According to the report, tribes have widely varied preferences for the possible repatriation of remains, presenting a problem for the federal initiative. Some burial sites contain remains of multiple people, or remains that were relocated from other sites, meaning it may be impossible to identify them, the report said.

Small told Al Jazeera that children from different nations are buried next to each other at Chemawa, and each tribe has different protocols — some may want to exhume the remains and bring them home to be buried on their traditional lands, while others may not want the graves touched at all.

What happens next?

The government has never given survivors a chance to share their stories, and the report recommends that it develop a platform for survivors to formally document their experiences.

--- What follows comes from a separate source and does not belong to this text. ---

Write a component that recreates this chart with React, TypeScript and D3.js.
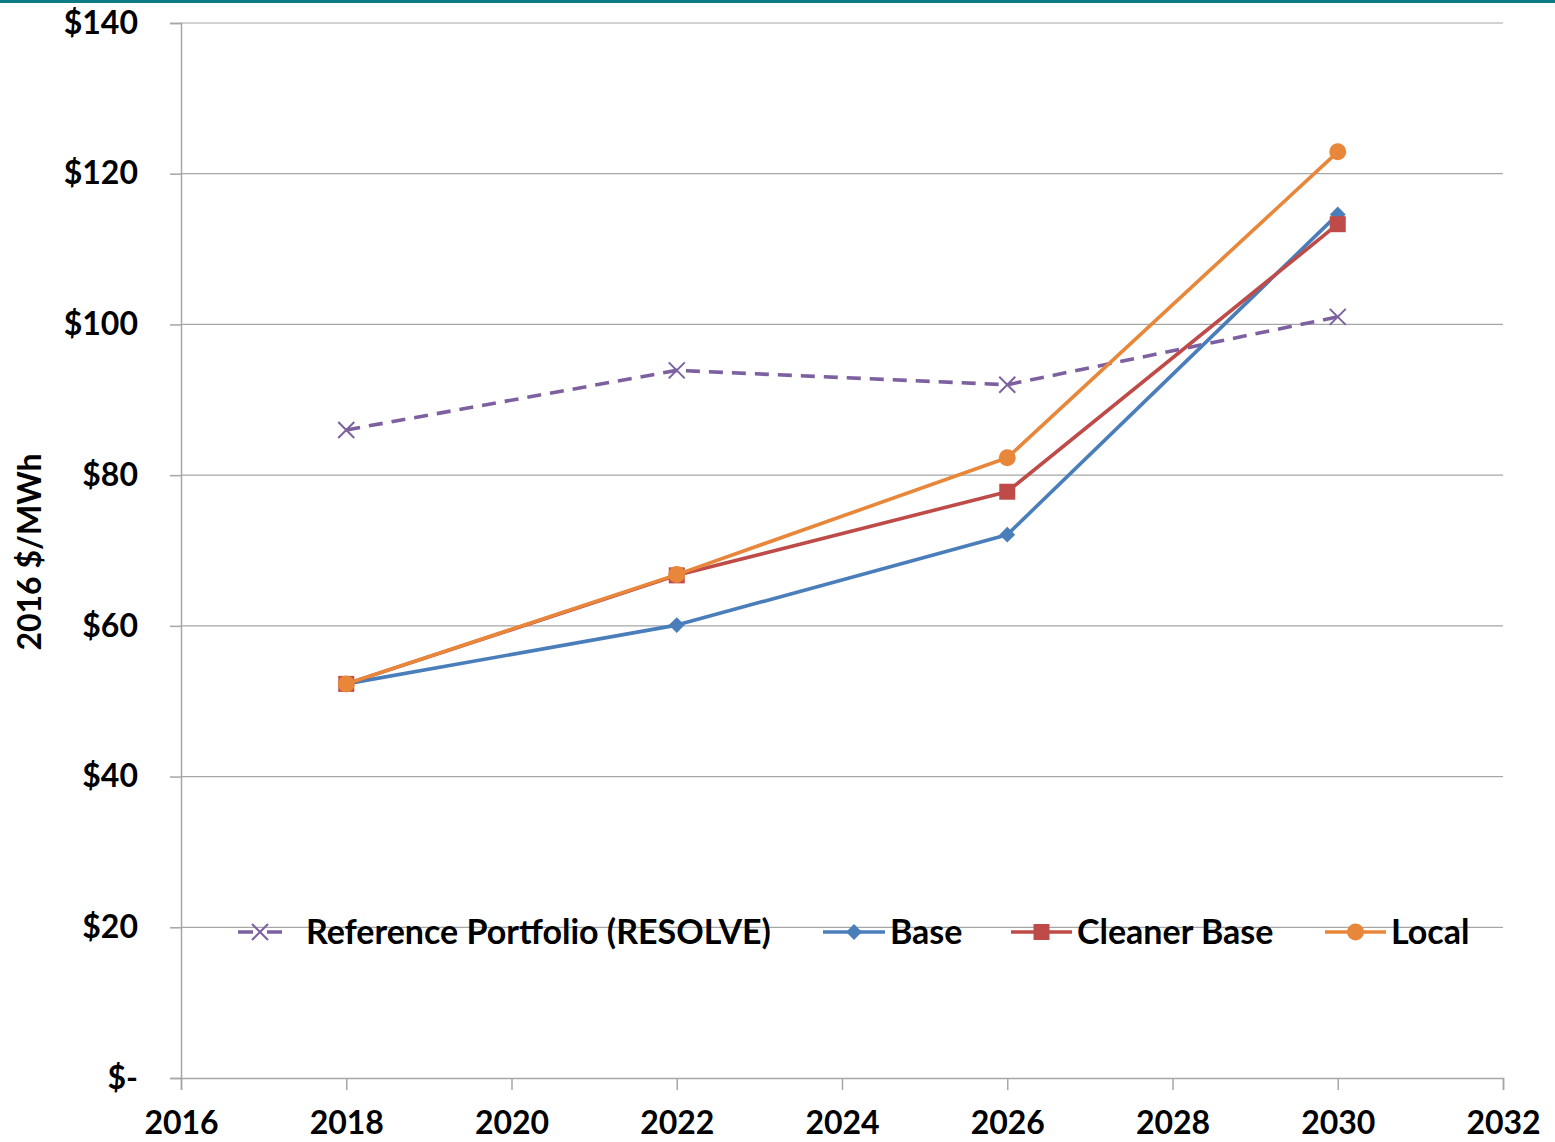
import React, { useEffect, useRef } from 'react';
import * as d3 from 'd3';

const years = [2018, 2022, 2026, 2030];
const referencePortfolio = [86.0, 93.9, 92.0, 101.0];
const base = [52.3, 60.1, 72.1, 114.6];
const cleanerBase = [52.3, 66.7, 77.8, 113.3];
const local = [52.3, 66.8, 82.3, 122.9];
const xTicks = [2016, 2018, 2020, 2022, 2024, 2026, 2028, 2030, 2032];
const yTicks = [0, 20, 40, 60, 80, 100, 120, 140];

const seriesList = [
  { name: 'Reference Portfolio (RESOLVE)', values: referencePortfolio, color: '#7D60A0', marker: 'x', dash: '14,9' },
  { name: 'Base', values: base, color: '#4A7EBB', marker: 'diamond', dash: null },
  { name: 'Cleaner Base', values: cleanerBase, color: '#BE4B48', marker: 'square', dash: null },
  { name: 'Local', values: local, color: '#E8873A', marker: 'circle', dash: null },
];

const font = 'Lato, "Open Sans", sans-serif';

const App = () => {
  const svgRef = useRef<SVGSVGElement>(null);

  useEffect(() => {
    const root = d3.select(svgRef.current);
    root.selectAll('*').remove();

    const W = 1555, H = 1142;
    const margin = { top: 23, right: 52, bottom: 64, left: 181 };
    const width = W - margin.left - margin.right;
    const height = H - margin.top - margin.bottom;

    root.attr('width', W).attr('height', H);

    // teal strip on top
    root.append('rect').attr('x', 0).attr('y', 0).attr('width', W).attr('height', 3).attr('fill', '#0E7C86');

    const svg = root.append('g').attr('transform', `translate(${margin.left},${margin.top})`);

    const x = d3.scaleLinear().domain([2016, 2032]).range([0, width]);
    const y = d3.scaleLinear().domain([0, 140]).range([height, 0]);

    // gridlines
    svg.append('g')
      .selectAll('line')
      .data(yTicks.filter(d => d > 0))
      .enter().append('line')
      .attr('x1', 0).attr('x2', width)
      .attr('y1', d => y(d)).attr('y2', d => y(d))
      .attr('stroke', '#A6A6A6').attr('stroke-width', 1.2);

    // y axis
    const yAxis = svg.append('g')
      .call(d3.axisLeft(y).tickValues(yTicks).tickSize(11).tickPadding(32)
        .tickFormat(d => (+d === 0 ? '$-' : `$${d}`)));
    yAxis.select('.domain').attr('stroke', '#A6A6A6').attr('stroke-width', 1.5);
    yAxis.selectAll('line').attr('stroke', '#A6A6A6').attr('stroke-width', 1.5);
    yAxis.selectAll('text')
      .attr('fill', '#000').style('font-family', font).style('font-weight', 'bold').style('font-size', '32px');

    // x axis
    const xAxis = svg.append('g')
      .attr('transform', `translate(0,${height})`)
      .call(d3.axisBottom(x).tickValues(xTicks).tickSize(12).tickPadding(21).tickFormat(d3.format('d')));
    xAxis.select('.domain').attr('stroke', '#A6A6A6').attr('stroke-width', 1.5);
    xAxis.selectAll('line').attr('stroke', '#A6A6A6').attr('stroke-width', 1.5);
    xAxis.selectAll('text')
      .attr('fill', '#000').style('font-family', font).style('font-weight', 'bold').style('font-size', '32px');

    // y label
    root.append('text')
      .attr('transform', `translate(41,${552}) rotate(-90)`)
      .attr('text-anchor', 'middle')
      .style('font-family', font).style('font-weight', 'bold').style('font-size', '32px')
      .text('2016 $/MWh');

    const drawMarker = (g, type, color, cx, cy) => {
      if (type === 'x') {
        const s = 8;
        g.append('path')
          .attr('d', `M${cx - s},${cy - s}L${cx + s},${cy + s}M${cx - s},${cy + s}L${cx + s},${cy - s}`)
          .attr('stroke', color).attr('stroke-width', 2).attr('fill', 'none');
      } else if (type === 'diamond') {
        g.append('path')
          .attr('d', d3.symbol().type(d3.symbolDiamond2).size(160)())
          .attr('transform', `translate(${cx},${cy})`)
          .attr('fill', color);
      } else if (type === 'square') {
        g.append('rect')
          .attr('x', cx - 8).attr('y', cy - 8).attr('width', 16).attr('height', 16)
          .attr('fill', color);
      } else {
        g.append('circle').attr('cx', cx).attr('cy', cy).attr('r', 8.5).attr('fill', color);
      }
    };

    const line = d3.line<number>()
      .x((d, i) => x(years[i]))
      .y(d => y(d));

    seriesList.forEach(s => {
      const g = svg.append('g');
      g.append('path')
        .attr('d', line(s.values))
        .attr('fill', 'none')
        .attr('stroke', s.color)
        .attr('stroke-width', 3.6)
        .attr('stroke-linejoin', 'round')
        .attr('stroke-dasharray', s.dash);
      s.values.forEach((v, i) => drawMarker(g, s.marker, s.color, x(years[i]), y(v)));
    });

    // legend
    const legendY = 932;
    const legendItems = [
      { lx: 238, lw: 44, tx: 306 },
      { lx: 823, lw: 62, tx: 890 },
      { lx: 1011, lw: 61, tx: 1077 },
      { lx: 1325, lw: 61, tx: 1391 },
    ];
    seriesList.forEach((s, i) => {
      const it = legendItems[i];
      const g = root.append('g');
      g.append('line')
        .attr('x1', it.lx).attr('x2', it.lx + it.lw)
        .attr('y1', legendY).attr('y2', legendY)
        .attr('stroke', s.color).attr('stroke-width', 3.6)
        .attr('stroke-dasharray', s.dash ? '15,14' : null);
      drawMarker(g, s.marker, s.color, it.lx + it.lw / 2, legendY);
      g.append('text')
        .attr('x', it.tx).attr('y', legendY)
        .attr('dy', '0.35em')
        .style('font-family', font).style('font-weight', 'bold').style('font-size', '34px')
        .text(s.name);
    });
  }, []);

  return <svg ref={svgRef} style={{ position: 'absolute', left: 0, top: 0 }}></svg>;
};

export default App;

Haaland announced Wednesday that the initiative will travel across the country in a year-long “Road to Healing” to allow survivors to contribute their stories to a permanent oral history collection. The tour will provide trauma-informed support, the department said.

The report also recommends that the department should approximate the amount of tribal trust funds used to support the boarding school system, and identify groups that received the funds. It also recommends examining the connection between boarding schools and the foster care system.

The department says it will produce a second report with the locations of marked or unmarked burial sites, and the names, ages and tribal affiliations of the children buried there.